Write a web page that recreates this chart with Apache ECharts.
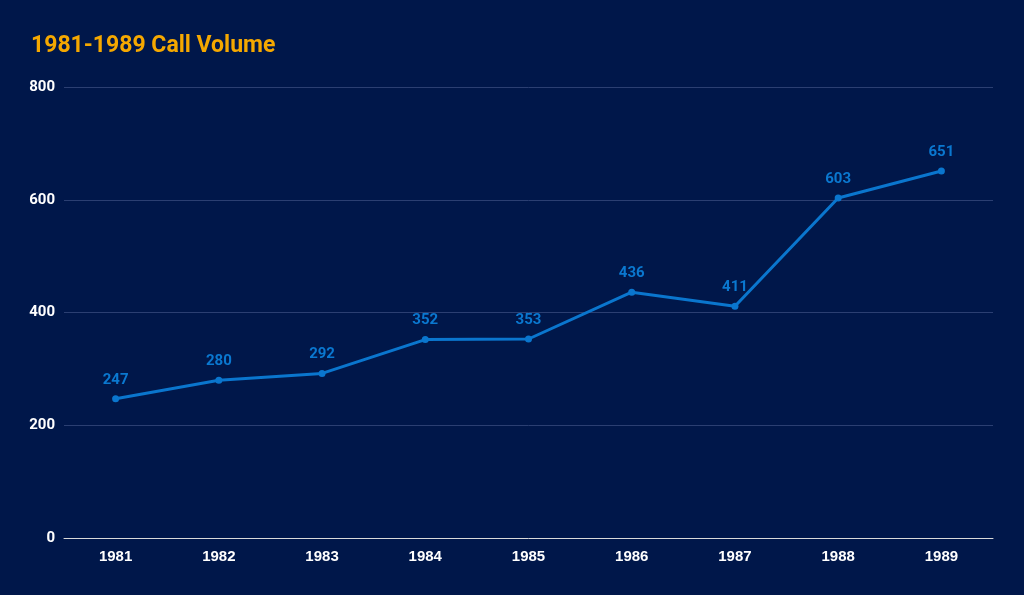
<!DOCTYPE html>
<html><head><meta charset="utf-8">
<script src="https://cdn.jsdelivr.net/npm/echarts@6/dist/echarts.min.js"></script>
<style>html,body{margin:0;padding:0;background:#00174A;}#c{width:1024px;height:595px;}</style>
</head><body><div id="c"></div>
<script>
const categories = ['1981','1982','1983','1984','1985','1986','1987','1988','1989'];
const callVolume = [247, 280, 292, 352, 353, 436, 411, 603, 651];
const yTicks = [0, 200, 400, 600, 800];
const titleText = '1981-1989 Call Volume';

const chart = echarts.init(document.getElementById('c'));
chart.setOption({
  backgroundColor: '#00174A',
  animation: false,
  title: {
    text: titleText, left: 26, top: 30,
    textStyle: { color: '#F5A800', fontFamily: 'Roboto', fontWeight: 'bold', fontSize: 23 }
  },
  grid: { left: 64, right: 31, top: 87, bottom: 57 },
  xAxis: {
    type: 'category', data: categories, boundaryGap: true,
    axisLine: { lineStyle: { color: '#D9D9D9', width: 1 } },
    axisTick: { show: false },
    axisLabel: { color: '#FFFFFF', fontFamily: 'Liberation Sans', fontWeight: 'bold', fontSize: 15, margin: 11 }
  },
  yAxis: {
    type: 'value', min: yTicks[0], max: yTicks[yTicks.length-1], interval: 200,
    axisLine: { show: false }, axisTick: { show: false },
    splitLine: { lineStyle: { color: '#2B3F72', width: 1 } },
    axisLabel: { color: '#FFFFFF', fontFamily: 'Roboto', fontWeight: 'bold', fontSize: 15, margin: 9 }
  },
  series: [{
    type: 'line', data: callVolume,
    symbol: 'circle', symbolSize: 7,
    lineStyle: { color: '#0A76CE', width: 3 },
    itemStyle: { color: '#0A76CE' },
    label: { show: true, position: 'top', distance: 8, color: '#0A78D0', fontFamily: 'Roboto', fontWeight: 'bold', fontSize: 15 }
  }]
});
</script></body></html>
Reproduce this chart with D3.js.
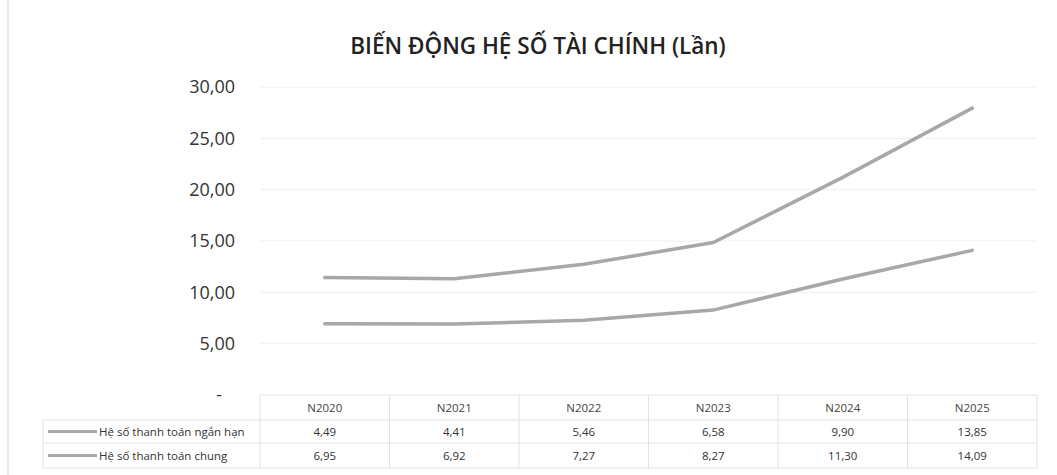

○ ○ ○

STATED EXERCISE =>
Print each of the records above exactly as written, leaving no picture in the copy.

FINAL RESULT =>
Write a web page that recreates this chart with Apache ECharts.
<!DOCTYPE html>
<html><head><meta charset="utf-8">
<script src="https://cdn.jsdelivr.net/npm/echarts@6/dist/echarts.min.js"></script>
<style>html,body{margin:0;padding:0;background:#00174A;}#c{width:1024px;height:595px;}</style>
</head><body><div id="c"></div>
<script>
const categories = ['1981','1982','1983','1984','1985','1986','1987','1988','1989'];
const callVolume = [247, 280, 292, 352, 353, 436, 411, 603, 651];
const yTicks = [0, 200, 400, 600, 800];
const titleText = '1981-1989 Call Volume';

const chart = echarts.init(document.getElementById('c'));
chart.setOption({
  backgroundColor: '#00174A',
  animation: false,
  title: {
    text: titleText, left: 26, top: 30,
    textStyle: { color: '#F5A800', fontFamily: 'Roboto', fontWeight: 'bold', fontSize: 23 }
  },
  grid: { left: 64, right: 31, top: 87, bottom: 57 },
  xAxis: {
    type: 'category', data: categories, boundaryGap: true,
    axisLine: { lineStyle: { color: '#D9D9D9', width: 1 } },
    axisTick: { show: false },
    axisLabel: { color: '#FFFFFF', fontFamily: 'Liberation Sans', fontWeight: 'bold', fontSize: 15, margin: 11 }
  },
  yAxis: {
    type: 'value', min: yTicks[0], max: yTicks[yTicks.length-1], interval: 200,
    axisLine: { show: false }, axisTick: { show: false },
    splitLine: { lineStyle: { color: '#2B3F72', width: 1 } },
    axisLabel: { color: '#FFFFFF', fontFamily: 'Roboto', fontWeight: 'bold', fontSize: 15, margin: 9 }
  },
  series: [{
    type: 'line', data: callVolume,
    symbol: 'circle', symbolSize: 7,
    lineStyle: { color: '#0A76CE', width: 3 },
    itemStyle: { color: '#0A76CE' },
    label: { show: true, position: 'top', distance: 8, color: '#0A78D0', fontFamily: 'Roboto', fontWeight: 'bold', fontSize: 15 }
  }]
});
</script></body></html>
Reproduce this chart with D3.js.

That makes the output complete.